Ollama v0.30.0 shifts to llama.cpp, adds GGUF support and MLX acceleration

Major architecture overhaul: now with native llama.cpp support and Apple Silicon boost.

Deep Dive

Ollama's latest pre-release (v0.30.0) marks a significant architectural shift: the local AI model runner now directly integrates llama.cpp instead of building on top of GGML. This change unlocks full compatibility with the GGUF file format, the de facto standard for quantized models, and introduces MLX acceleration for Apple Silicon Macs. The result is faster inference, better memory utilization, and broader model interoperability—critical for developers running large language models locally.

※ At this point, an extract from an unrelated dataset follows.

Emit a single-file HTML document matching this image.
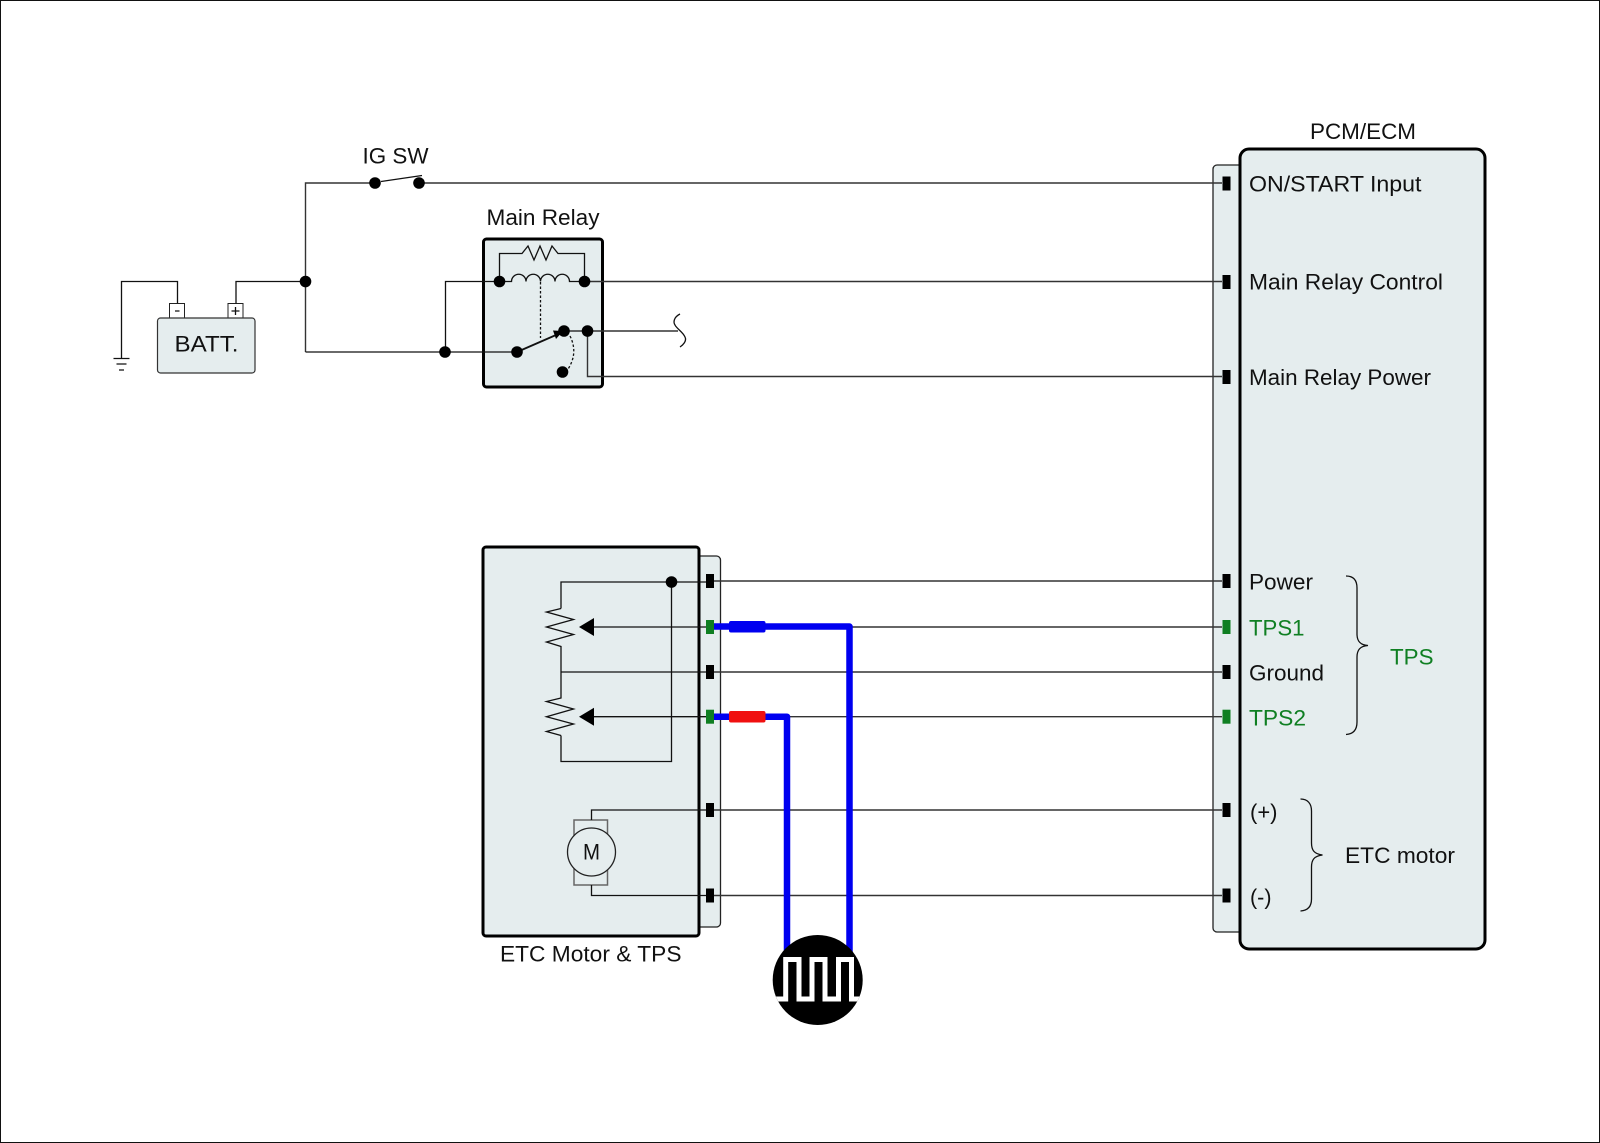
<!DOCTYPE html>
<html><head><meta charset="utf-8"><style>
html,body{margin:0;padding:0;background:#fff}
svg{display:block}
text{font-family:"Liberation Sans",sans-serif;font-size:22px;fill:#111}
.g{fill:#0f7f22}
.w{fill:none;stroke:#333;stroke-width:1.4}
.k{fill:none;stroke:#111;stroke-width:1.3}
.b{fill:#e5edee;stroke:#000;stroke-width:3}
.s{fill:#e5edee;stroke:#222;stroke-width:1.3}
.p{fill:#000}.q{fill:#0f7f22}
</style></head><body>
<svg width="1600" height="1143" viewBox="0 0 1600 1143" xmlns="http://www.w3.org/2000/svg">
<rect x="0.5" y="0.5" width="1599" height="1142" fill="#fff" stroke="#111" stroke-width="1"/>

<!-- PCM -->
<rect class="s" x="1213" y="165" width="40" height="767" rx="4"/>
<rect class="b" x="1240" y="149" width="245" height="800" rx="9"/>

<!-- ETC -->
<rect class="s" x="680" y="556" width="40.500" height="371" rx="4"/>
<rect class="b" x="483" y="547" width="216" height="389" rx="3"/>

<!-- Relay -->
<rect class="b" x="483.500" y="239" width="119" height="148" rx="3"/>

<!-- Battery -->
<rect x="169.500" y="303.500" width="15" height="14.500" fill="#fff" stroke="#222" stroke-width="1"/>
<rect x="228" y="303.500" width="15" height="14.500" fill="#fff" stroke="#222" stroke-width="1"/>
<rect x="157.500" y="318" width="97.500" height="55" rx="3" fill="#e5edee" stroke="#333" stroke-width="1.200"/>
<path d="M175 311H179.500M231.500 311H239.500M235.500 307V315" stroke="#111" stroke-width="1.300" fill="none"/>
<path class="k" d="M121.500 358V281.500H177.500V303.500"/>
<path class="k" d="M113.500 358.500H129.500M116.500 364H126.500M119 370H124"/>
<path class="k" d="M236 303.500V281.500H305.500"/>

<!-- Main wires -->
<path class="w" d="M305.500 352V183H375M419 183H1222"/>
<path class="k" d="M381 181.500L422 175.500" stroke-width="1.500"/>
<path class="k" d="M305.500 352H517M445.500 352V281.500H499.500"/>
<path class="w" d="M584 281.500H1222"/>
<path class="w" d="M564 331H678"/>
<path class="w" d="M587.500 331V376.500H1222"/>
<path class="k" d="M680 314C674 317 673 322 675 325C677 329 683 332 685 337C687 341 683 345 680 347"/>

<!-- Relay internals -->
<path class="k" d="M499.500 281.500V253.500H522L528 246L534 260L540 246L546 260L552 246L558 253.500H584.500V281.500"/>
<path class="k" d="M499.500 281.500H511.500A7.200 7.200 0 0 1 526 281.500A7.200 7.200 0 0 1 540.500 281.500A7.200 7.200 0 0 1 555 281.500A7.200 7.200 0 0 1 569.500 281.500H584"/>
<path class="k" d="M540.500 282V338" stroke-dasharray="2.500 2"/>
<path class="k" d="M570 336C576 348 575 360 566 372" stroke-dasharray="2.500 2"/>
<path d="M517 352L556 335" stroke="#111" stroke-width="1.800" fill="none"/>
<path class="p" d="M563 331L553 330.500L556 339Z"/>
<g class="p">
<circle cx="375" cy="183" r="5.800"/><circle cx="419" cy="183" r="5.800"/>
<circle cx="305.500" cy="281.500" r="5.800"/><circle cx="445" cy="352" r="5.800"/>
<circle cx="499.500" cy="281.500" r="5.800"/><circle cx="584.500" cy="281.500" r="5.800"/>
<circle cx="517" cy="352" r="5.800"/><circle cx="564" cy="331" r="5.800"/>
<circle cx="587.500" cy="331" r="5.800"/><circle cx="562.500" cy="372" r="5.800"/>
</g>

<!-- ETC internals -->
<path class="k" d="M561 608.500V582H706M671.500 582V761.500H561V735.500"/>
<path class="k" d="M561 608.500L546.500 612L573.500 619.500L546.500 627L573.500 634.500L546.500 642L561 646.500V698L546.500 701.500L573.500 709L546.500 716.700L573.500 724L546.500 731.500L561 735.500"/>
<path class="k" d="M561 672H706"/>
<path class="k" d="M594 627H706M594 716.700H706"/>
<path class="p" d="M579 627L594 618V636Z"/>
<path class="p" d="M579 716.700L594 707.700V725.700Z"/>
<circle class="p" cx="671.500" cy="582" r="5.800"/>
<rect x="574" y="820" width="33.500" height="65" fill="none" stroke="#666" stroke-width="1.500"/>
<circle cx="591.500" cy="852" r="24" fill="#e5edee" stroke="#222" stroke-width="1.300"/>
<path class="k" d="M591.500 820V810H706M591.500 885V895.500H706"/>

<!-- Cross wires -->
<path class="w" d="M714 581H1222M714 627H1222M714 672H1222M714 716.700H1222M714 810H1222M714 895.500H1222"/>

<!-- Blue probes -->
<path d="M714 626.500H849.500V965" fill="none" stroke="#0000f0" stroke-width="6.500" stroke-linejoin="round"/>
<path d="M714 716.700H787V965" fill="none" stroke="#0000f0" stroke-width="6.500" stroke-linejoin="round"/>
<rect x="729" y="621" width="36.500" height="11.500" rx="2" fill="#0000f0"/>
<rect x="729" y="711" width="36.500" height="11.500" rx="2" fill="#f01010"/>

<!-- Oscilloscope -->
<clipPath id="c"><circle cx="817.700" cy="980" r="45"/></clipPath>
<circle cx="817.700" cy="980" r="45" fill="#000"/>
<path clip-path="url(#c)" d="M770 999H785.700V959.500H799V999H812V959.500H825V999H838.500V959.500H851.500V999H866" fill="none" stroke="#fff" stroke-width="5"/>

<!-- Pins -->
<g class="p">
<rect x="1222.500" y="176.500" width="8" height="14"/>
<rect x="1222.500" y="275" width="8" height="14"/>
<rect x="1222.500" y="370" width="8" height="14"/>
<rect x="1222.500" y="574" width="8" height="14"/>
<rect x="1222.500" y="665" width="8" height="14"/>
<rect x="1222.500" y="803" width="8" height="14"/>
<rect x="1222.500" y="888.500" width="8" height="14"/>
<rect x="706" y="574" width="8" height="14"/>
<rect x="706" y="665" width="8" height="14"/>
<rect x="706" y="803" width="8" height="14"/>
<rect x="706" y="888.500" width="8" height="14"/>
</g>
<g class="q">
<rect x="1222.500" y="620" width="8" height="14"/>
<rect x="1222.500" y="709.700" width="8" height="14"/>
<rect x="706" y="620" width="8" height="14"/>
<rect x="706" y="709.700" width="8" height="14"/>
</g>

<!-- Braces -->
<path class="k" d="M1346 576C1354 576 1357 581 1357 588V634C1357 641 1360 645 1368 645.500C1360 646 1357 650 1357 657V722C1357 729 1354 734 1346 734.500"/>
<path class="k" d="M1300.500 799C1308 799 1311.500 804 1311.500 811V843C1311.500 850 1314 854 1322.500 855C1314 856 1311.500 860 1311.500 867V899C1311.500 906 1308 910.500 1300.500 911"/>

<!-- Text -->
<text x="362.500" y="163.500" textLength="66" lengthAdjust="spacingAndGlyphs">IG SW</text>
<text x="486.500" y="225" textLength="113" lengthAdjust="spacingAndGlyphs">Main Relay</text>
<text x="174.500" y="351.500" textLength="64" lengthAdjust="spacingAndGlyphs">BATT.</text>
<text x="1310" y="139" textLength="106" lengthAdjust="spacingAndGlyphs">PCM/ECM</text>
<text x="1249" y="191.500" textLength="172.500" lengthAdjust="spacingAndGlyphs">ON/START Input</text>
<text x="1249" y="289.500" textLength="194" lengthAdjust="spacingAndGlyphs">Main Relay Control</text>
<text x="1249" y="385" textLength="182" lengthAdjust="spacingAndGlyphs">Main Relay Power</text>
<text x="1249" y="589.500" textLength="64" lengthAdjust="spacingAndGlyphs">Power</text>
<text class="g" x="1249" y="635.500" textLength="55.500" lengthAdjust="spacingAndGlyphs">TPS1</text>
<text x="1249" y="680.500" textLength="75" lengthAdjust="spacingAndGlyphs">Ground</text>
<text class="g" x="1249" y="725.500" textLength="57" lengthAdjust="spacingAndGlyphs">TPS2</text>
<text class="g" x="1390" y="664.500" textLength="43.500" lengthAdjust="spacingAndGlyphs">TPS</text>
<text x="1250" y="819.500" textLength="27.500" lengthAdjust="spacingAndGlyphs">(+)</text>
<text x="1250" y="904.500" textLength="21.500" lengthAdjust="spacingAndGlyphs">(-)</text>
<text x="1345" y="863" textLength="110" lengthAdjust="spacingAndGlyphs">ETC motor</text>
<text x="500" y="961.500" textLength="181.500" lengthAdjust="spacingAndGlyphs">ETC Motor &amp; TPS</text>
<text x="583" y="859.500" textLength="17" lengthAdjust="spacingAndGlyphs">M</text>
</svg>
</body></html>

The v0.30.0 pre-release is available for testing on Mac, Linux, and Windows via the standard install script with the version flag set. Known limitations include missing support for certain models like laguna-xs.2 and llama3.2-vision. The team asks users to report any performance improvements or regressions, new errors, or changes in memory usage. This release sets the foundation for future updates, promising a more robust and efficient local AI experience.

Key Points
  • Architecture switched from GGML to direct llama.cpp support for improved performance and compatibility.
  • Added GGUF file format support, enabling broader model interoperability.
  • MLX acceleration now available for Apple Silicon, boosting inference speed on Macs.

Why It Matters

Streamlines local AI model deployment with better performance and broader model support.